→ **RECORDS SHOWN**:

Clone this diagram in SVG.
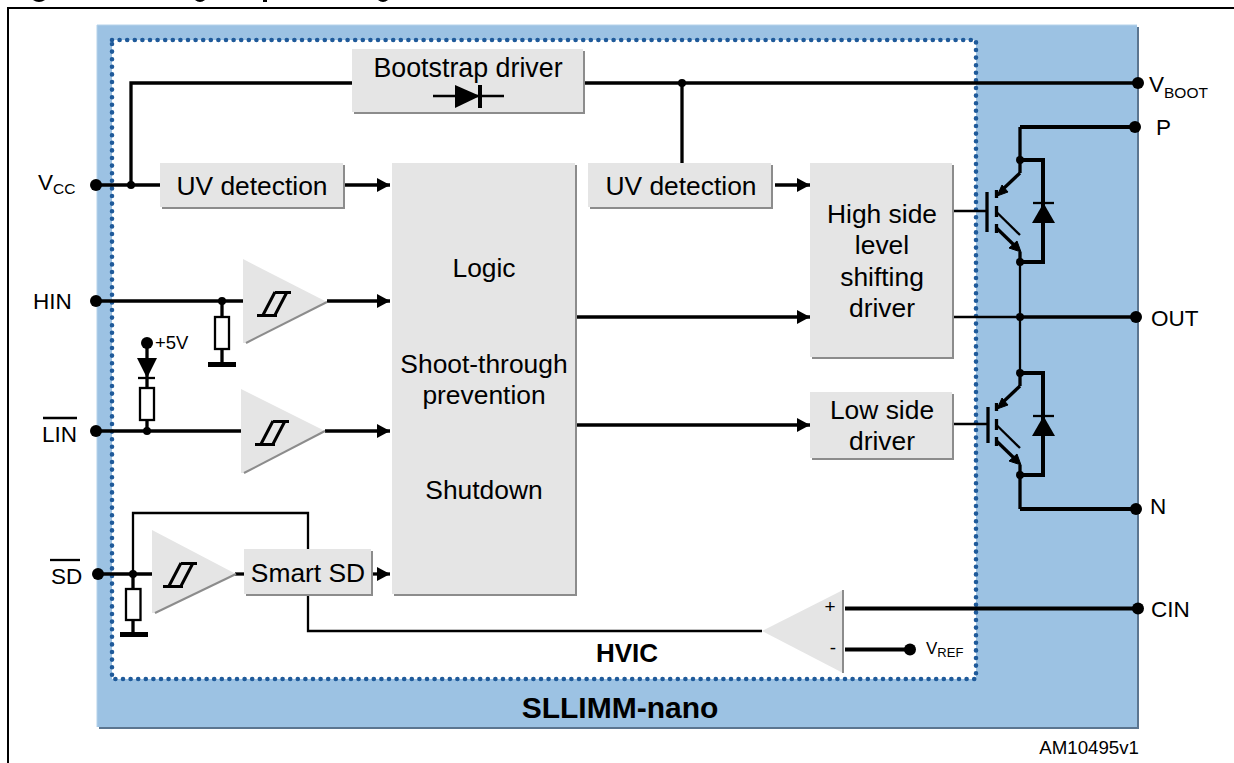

---

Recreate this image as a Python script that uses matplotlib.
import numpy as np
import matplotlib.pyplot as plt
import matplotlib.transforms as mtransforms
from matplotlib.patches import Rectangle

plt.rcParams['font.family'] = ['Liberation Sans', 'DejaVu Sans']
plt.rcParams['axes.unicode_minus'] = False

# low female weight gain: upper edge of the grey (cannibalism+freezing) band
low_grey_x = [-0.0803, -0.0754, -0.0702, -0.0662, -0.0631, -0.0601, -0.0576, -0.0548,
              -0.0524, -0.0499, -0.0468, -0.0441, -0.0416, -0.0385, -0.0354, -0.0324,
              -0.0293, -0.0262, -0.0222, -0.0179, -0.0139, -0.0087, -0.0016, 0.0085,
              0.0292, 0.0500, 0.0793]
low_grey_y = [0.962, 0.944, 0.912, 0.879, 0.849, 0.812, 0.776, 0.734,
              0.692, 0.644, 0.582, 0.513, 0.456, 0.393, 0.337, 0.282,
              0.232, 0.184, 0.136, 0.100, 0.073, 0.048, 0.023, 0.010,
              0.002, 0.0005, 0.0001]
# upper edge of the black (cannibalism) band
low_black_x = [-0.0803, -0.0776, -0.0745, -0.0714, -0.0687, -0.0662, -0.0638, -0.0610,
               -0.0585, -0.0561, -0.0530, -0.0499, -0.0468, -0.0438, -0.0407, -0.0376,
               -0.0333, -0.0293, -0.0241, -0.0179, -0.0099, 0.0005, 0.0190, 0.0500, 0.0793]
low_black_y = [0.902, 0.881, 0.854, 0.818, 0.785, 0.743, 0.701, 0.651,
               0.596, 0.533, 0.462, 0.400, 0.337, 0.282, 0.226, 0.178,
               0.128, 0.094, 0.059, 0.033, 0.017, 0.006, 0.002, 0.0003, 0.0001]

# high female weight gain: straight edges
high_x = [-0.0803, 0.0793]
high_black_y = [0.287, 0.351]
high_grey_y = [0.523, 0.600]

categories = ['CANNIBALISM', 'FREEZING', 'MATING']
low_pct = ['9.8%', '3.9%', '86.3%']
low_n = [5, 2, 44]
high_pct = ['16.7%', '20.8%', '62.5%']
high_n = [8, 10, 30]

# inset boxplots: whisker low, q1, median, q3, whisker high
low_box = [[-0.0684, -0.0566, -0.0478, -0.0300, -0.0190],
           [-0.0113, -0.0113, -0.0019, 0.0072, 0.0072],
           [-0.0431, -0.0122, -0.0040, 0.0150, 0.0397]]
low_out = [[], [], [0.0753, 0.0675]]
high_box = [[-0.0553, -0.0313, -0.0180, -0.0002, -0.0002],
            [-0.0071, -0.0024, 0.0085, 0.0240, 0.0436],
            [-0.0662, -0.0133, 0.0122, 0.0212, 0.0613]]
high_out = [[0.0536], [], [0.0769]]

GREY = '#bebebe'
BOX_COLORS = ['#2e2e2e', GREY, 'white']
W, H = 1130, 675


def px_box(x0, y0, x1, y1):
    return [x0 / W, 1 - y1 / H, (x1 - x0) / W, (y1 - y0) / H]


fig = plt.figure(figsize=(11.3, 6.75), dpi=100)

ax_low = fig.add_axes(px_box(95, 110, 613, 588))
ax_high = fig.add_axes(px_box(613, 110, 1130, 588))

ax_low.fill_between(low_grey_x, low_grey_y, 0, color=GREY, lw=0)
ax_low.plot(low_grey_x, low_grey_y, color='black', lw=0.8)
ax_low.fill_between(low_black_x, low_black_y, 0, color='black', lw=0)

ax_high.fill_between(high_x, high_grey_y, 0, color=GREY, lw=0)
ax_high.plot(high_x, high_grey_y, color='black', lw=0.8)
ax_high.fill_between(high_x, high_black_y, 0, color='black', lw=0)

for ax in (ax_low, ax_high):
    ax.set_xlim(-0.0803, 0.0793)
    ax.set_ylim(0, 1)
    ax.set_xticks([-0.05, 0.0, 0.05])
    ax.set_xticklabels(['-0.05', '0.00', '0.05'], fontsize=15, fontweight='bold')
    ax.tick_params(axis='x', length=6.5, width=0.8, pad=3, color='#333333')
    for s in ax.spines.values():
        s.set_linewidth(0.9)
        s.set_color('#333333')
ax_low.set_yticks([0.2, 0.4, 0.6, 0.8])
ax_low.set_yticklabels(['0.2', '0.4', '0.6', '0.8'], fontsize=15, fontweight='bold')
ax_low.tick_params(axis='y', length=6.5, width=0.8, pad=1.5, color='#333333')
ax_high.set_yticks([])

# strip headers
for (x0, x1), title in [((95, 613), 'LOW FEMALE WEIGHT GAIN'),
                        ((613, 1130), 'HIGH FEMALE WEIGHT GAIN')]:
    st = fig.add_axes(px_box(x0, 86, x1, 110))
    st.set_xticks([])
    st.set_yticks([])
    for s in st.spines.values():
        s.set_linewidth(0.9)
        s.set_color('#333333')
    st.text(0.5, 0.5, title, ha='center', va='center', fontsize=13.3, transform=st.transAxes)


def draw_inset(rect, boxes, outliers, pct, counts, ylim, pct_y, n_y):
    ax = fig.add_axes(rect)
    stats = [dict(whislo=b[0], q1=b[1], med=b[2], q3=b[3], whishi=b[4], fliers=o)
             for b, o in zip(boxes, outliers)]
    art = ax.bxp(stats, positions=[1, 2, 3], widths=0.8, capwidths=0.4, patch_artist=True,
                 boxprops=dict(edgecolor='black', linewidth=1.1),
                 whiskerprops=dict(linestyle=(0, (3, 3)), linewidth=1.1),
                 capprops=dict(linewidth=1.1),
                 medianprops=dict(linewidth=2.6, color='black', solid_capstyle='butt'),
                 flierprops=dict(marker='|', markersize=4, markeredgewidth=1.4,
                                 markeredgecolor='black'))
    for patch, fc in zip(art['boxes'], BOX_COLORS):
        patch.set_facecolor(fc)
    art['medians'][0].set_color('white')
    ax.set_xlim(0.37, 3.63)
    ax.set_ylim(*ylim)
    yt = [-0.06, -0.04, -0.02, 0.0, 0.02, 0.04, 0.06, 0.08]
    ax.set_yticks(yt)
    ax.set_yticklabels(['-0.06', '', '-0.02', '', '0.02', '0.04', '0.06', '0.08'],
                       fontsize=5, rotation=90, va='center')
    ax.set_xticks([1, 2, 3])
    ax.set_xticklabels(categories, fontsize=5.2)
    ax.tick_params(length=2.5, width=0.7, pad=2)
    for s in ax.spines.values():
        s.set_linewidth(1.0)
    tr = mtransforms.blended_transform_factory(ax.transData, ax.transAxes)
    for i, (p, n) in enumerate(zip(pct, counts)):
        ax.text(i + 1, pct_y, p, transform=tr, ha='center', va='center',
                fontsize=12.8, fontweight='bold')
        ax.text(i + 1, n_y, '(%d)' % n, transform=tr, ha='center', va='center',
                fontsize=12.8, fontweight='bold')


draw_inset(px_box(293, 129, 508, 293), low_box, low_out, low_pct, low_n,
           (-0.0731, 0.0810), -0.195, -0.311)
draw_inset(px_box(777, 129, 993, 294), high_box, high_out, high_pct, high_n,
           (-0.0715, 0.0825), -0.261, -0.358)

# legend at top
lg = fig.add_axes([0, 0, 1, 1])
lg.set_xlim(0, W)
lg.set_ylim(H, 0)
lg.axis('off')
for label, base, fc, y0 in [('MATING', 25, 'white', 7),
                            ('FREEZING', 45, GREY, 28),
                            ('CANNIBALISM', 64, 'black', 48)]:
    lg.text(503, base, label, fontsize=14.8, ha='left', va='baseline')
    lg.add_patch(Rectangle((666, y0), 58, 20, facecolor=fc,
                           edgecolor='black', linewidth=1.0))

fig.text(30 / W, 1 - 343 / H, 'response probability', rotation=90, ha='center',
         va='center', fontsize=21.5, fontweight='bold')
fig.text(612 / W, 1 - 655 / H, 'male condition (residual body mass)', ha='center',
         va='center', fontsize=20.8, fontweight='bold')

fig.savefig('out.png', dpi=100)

→ **EXERCISE REQUIREMENTS**:
Extract each line from the entries above that contains the string "matplotlib".

→ **COMPLETE ANSWER**:
Recreate this image as a Python script that uses matplotlib.
import matplotlib.pyplot as plt
import matplotlib.transforms as mtransforms
from matplotlib.patches import Rectangle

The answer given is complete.